→ **What you are asked to do**
Copy out each line of the data holding "this".

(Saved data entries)
· · ·

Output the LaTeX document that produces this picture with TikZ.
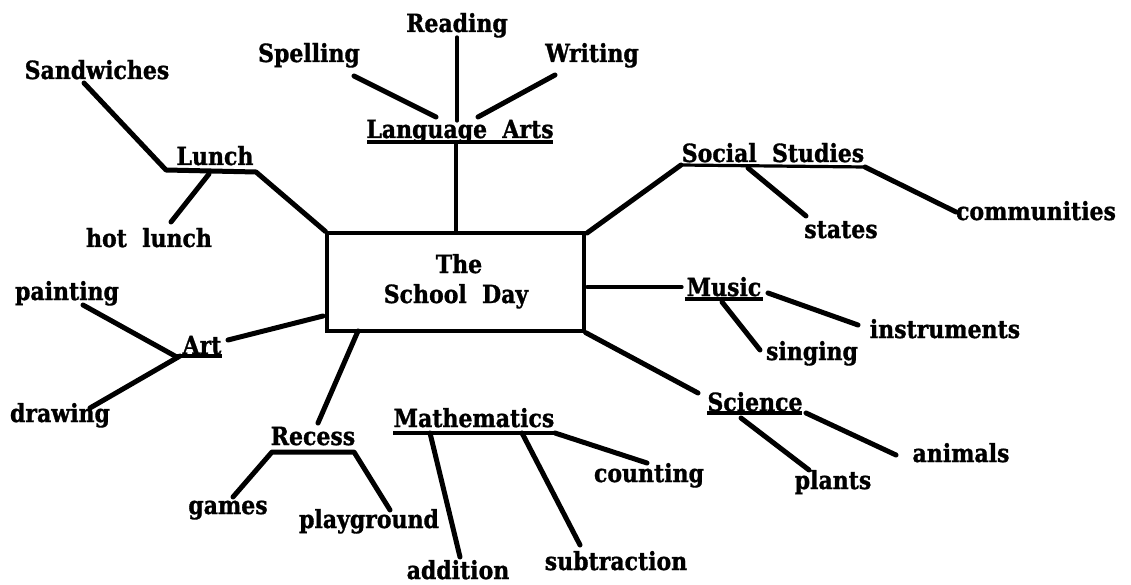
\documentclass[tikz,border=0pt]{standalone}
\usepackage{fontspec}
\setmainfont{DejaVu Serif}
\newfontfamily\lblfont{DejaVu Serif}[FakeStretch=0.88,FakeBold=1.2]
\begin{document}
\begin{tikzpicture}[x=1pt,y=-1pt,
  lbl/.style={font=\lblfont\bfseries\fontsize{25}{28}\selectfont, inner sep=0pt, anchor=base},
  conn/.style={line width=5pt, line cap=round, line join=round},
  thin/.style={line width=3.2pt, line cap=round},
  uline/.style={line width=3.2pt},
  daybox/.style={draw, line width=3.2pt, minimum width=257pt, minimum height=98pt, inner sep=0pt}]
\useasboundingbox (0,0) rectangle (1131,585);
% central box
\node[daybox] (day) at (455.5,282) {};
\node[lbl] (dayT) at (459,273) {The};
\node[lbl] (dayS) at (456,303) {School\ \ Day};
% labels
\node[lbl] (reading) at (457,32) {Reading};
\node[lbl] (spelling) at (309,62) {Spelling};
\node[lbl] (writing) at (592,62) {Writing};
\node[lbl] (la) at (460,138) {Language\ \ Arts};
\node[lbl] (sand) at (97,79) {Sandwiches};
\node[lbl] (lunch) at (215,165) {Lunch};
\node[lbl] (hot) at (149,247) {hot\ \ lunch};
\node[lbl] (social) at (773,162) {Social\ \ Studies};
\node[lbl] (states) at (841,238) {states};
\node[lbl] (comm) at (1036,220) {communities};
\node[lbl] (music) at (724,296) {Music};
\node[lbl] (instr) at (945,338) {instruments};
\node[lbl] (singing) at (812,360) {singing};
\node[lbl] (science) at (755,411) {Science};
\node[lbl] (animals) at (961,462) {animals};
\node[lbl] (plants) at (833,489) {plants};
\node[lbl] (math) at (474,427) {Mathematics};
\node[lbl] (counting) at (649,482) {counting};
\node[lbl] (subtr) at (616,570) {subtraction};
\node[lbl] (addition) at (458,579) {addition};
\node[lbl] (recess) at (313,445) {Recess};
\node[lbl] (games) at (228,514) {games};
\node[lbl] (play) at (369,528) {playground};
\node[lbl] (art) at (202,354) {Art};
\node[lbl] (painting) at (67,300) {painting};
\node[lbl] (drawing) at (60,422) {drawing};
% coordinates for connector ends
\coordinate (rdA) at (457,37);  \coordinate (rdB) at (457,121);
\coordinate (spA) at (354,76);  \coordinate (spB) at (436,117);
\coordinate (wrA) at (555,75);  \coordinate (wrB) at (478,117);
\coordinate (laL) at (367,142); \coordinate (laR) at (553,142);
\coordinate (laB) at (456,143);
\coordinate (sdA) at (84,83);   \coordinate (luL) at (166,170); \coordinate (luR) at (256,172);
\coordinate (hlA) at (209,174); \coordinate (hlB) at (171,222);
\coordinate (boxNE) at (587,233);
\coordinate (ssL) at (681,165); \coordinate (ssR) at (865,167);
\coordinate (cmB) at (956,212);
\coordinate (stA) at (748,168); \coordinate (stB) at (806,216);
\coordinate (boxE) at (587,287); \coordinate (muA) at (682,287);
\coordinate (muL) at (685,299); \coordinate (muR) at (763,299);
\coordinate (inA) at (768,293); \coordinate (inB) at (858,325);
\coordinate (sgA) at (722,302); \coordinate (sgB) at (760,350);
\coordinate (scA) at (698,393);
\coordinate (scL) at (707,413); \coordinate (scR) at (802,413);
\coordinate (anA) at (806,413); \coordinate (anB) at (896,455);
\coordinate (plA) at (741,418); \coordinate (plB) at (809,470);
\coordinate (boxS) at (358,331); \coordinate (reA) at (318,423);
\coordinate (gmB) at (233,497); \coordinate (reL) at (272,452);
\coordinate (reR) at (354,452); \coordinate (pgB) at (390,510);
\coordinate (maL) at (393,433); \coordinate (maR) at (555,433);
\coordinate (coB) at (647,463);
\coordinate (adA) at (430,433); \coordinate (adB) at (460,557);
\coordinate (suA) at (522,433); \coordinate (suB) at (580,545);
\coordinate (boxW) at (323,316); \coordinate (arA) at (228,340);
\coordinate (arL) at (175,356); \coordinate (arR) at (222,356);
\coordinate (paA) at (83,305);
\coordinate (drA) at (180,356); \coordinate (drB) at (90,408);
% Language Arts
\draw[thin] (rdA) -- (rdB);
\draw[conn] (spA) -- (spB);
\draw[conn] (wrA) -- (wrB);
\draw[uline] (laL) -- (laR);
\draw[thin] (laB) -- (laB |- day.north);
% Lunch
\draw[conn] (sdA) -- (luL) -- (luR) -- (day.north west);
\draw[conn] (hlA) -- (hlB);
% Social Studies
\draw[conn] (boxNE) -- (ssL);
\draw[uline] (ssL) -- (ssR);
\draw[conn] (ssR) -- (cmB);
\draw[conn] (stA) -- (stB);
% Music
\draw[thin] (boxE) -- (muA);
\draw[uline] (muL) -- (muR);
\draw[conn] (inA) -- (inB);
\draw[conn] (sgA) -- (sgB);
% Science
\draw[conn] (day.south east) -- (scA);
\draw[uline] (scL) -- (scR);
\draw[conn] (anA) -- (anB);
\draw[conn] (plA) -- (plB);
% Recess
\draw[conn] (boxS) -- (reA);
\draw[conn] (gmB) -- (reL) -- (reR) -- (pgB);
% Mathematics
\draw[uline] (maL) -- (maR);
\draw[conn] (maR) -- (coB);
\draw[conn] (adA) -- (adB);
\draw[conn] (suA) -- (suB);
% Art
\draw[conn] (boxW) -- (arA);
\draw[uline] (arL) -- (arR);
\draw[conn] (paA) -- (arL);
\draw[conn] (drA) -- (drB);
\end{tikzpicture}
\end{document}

· · ·

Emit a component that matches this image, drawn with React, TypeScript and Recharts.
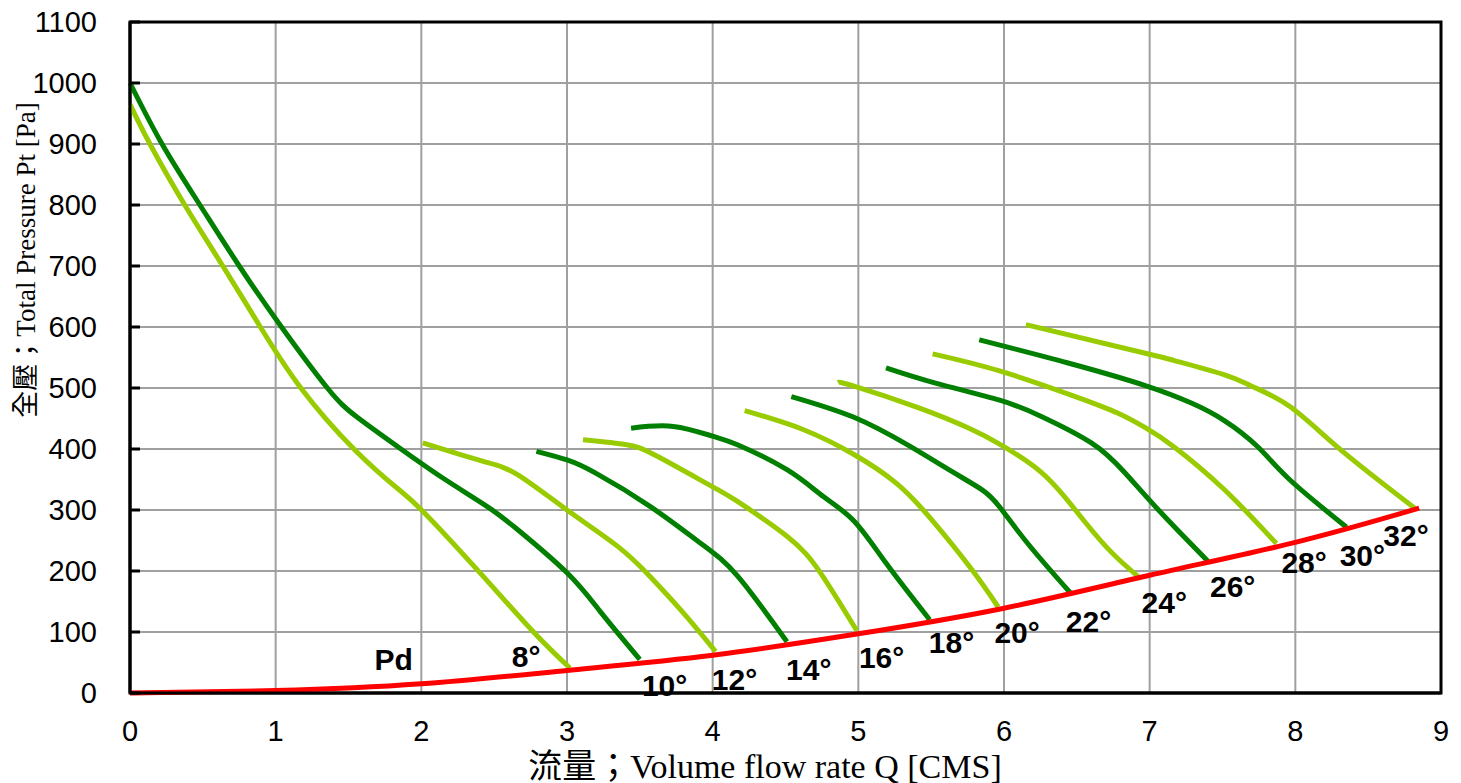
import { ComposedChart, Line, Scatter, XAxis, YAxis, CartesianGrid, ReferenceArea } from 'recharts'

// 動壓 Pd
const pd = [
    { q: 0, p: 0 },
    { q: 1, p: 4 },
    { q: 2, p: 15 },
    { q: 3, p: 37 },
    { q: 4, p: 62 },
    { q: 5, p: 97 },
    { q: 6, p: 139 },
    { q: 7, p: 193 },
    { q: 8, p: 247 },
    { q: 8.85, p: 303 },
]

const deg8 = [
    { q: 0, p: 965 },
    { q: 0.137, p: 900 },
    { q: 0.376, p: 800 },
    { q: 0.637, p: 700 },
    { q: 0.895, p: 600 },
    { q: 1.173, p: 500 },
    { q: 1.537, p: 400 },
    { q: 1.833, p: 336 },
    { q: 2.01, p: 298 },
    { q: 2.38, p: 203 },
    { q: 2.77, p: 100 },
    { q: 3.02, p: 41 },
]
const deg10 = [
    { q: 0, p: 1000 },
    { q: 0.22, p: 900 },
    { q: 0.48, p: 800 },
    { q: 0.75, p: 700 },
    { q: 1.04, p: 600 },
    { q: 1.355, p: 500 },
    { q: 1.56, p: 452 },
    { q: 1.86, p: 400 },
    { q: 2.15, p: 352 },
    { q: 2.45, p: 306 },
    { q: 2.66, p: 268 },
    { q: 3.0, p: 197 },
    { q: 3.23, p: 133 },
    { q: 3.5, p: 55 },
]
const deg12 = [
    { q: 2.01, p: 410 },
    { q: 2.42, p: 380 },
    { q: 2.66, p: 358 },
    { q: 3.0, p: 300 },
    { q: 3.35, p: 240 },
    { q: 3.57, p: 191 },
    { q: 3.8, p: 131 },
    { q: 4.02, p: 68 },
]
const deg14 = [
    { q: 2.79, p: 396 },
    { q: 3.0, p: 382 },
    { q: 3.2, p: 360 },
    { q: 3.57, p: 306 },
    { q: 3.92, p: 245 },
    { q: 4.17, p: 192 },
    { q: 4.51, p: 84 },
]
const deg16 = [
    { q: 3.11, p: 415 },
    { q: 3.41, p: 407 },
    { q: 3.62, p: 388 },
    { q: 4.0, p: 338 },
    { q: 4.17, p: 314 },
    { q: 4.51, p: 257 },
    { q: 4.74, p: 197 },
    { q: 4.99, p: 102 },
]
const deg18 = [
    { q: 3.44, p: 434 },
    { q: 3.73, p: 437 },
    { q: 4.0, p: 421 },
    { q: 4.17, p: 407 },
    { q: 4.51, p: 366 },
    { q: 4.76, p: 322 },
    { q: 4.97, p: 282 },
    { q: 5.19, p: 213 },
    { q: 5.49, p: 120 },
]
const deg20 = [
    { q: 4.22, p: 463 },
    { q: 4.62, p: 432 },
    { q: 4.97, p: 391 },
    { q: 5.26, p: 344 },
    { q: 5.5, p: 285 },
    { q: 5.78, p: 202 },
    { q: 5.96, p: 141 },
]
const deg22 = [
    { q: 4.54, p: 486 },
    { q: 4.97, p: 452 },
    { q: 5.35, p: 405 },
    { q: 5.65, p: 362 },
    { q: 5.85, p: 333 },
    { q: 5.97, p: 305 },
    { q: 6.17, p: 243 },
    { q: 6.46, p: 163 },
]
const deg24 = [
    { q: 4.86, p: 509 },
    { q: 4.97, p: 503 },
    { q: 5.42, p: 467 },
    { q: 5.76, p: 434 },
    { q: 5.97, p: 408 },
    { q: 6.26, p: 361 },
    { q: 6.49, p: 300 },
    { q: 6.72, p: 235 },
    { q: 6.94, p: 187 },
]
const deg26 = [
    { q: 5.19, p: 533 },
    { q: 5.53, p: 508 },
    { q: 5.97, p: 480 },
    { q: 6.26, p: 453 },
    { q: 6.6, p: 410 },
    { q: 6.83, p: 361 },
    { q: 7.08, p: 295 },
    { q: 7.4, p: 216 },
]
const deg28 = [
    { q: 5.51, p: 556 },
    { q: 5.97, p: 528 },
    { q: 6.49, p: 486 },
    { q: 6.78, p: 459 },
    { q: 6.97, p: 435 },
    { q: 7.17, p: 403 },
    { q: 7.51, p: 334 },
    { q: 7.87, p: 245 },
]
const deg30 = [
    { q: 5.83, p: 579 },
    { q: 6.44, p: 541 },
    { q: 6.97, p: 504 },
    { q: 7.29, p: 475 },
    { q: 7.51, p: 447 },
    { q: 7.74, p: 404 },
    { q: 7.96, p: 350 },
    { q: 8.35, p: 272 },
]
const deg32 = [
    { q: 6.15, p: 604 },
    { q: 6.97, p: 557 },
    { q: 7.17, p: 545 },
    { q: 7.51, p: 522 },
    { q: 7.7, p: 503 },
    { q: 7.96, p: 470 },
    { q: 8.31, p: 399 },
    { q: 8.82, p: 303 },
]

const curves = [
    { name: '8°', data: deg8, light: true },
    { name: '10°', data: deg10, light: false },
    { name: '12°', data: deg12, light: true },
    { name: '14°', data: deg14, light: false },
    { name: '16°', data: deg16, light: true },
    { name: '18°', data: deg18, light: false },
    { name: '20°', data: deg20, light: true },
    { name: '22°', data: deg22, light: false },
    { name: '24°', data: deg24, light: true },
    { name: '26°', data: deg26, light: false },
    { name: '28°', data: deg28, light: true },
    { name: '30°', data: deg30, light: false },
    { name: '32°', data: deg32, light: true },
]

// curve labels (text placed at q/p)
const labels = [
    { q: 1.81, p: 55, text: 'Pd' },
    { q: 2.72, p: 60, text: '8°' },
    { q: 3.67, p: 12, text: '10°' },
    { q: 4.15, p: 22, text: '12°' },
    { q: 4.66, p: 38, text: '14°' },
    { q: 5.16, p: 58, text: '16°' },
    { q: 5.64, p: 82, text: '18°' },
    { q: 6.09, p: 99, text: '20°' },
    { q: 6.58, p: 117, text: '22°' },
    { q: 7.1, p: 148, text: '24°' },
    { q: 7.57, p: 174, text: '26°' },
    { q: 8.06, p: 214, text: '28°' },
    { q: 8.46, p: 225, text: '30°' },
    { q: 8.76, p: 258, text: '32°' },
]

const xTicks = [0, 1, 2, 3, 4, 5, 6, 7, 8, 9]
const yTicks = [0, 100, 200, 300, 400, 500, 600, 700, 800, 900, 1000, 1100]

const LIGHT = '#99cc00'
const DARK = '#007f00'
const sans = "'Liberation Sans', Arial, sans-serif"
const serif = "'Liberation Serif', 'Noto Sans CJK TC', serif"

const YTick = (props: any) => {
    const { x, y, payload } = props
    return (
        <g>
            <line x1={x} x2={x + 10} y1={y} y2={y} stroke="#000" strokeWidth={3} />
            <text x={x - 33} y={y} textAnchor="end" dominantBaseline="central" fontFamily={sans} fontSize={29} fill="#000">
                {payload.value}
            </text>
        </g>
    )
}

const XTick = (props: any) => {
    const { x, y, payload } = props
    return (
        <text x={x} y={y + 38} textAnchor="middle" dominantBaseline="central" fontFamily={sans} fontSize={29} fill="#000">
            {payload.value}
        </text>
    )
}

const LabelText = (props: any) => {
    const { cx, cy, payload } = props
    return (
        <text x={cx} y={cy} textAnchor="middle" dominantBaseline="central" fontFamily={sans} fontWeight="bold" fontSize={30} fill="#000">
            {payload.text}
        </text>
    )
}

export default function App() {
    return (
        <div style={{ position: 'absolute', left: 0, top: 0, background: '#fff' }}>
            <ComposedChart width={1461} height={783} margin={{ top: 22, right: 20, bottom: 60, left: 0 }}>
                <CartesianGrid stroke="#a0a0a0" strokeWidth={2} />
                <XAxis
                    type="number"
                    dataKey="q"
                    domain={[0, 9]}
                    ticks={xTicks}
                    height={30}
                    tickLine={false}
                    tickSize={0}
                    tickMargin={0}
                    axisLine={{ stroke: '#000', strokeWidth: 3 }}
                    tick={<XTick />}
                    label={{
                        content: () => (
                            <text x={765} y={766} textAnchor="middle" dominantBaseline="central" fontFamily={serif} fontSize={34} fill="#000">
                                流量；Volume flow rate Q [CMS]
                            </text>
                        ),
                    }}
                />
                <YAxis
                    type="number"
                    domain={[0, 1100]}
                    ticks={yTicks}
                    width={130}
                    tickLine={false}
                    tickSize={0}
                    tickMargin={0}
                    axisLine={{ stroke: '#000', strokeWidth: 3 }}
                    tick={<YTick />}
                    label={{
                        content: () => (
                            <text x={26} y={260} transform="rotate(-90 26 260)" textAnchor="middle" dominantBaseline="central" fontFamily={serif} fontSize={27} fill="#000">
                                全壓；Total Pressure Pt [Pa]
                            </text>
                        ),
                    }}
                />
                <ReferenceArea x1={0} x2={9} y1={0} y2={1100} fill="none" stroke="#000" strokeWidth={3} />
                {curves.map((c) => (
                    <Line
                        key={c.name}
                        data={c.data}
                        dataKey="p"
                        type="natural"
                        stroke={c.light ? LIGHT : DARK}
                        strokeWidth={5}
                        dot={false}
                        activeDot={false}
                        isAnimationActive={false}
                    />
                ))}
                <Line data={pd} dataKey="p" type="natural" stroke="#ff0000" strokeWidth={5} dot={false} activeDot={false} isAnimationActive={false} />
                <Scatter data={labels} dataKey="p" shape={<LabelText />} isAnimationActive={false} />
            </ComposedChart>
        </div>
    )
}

· · ·

→ **Full solution**
Output the LaTeX document that produces this picture with TikZ.
Emit a component that matches this image, drawn with React, TypeScript and Recharts.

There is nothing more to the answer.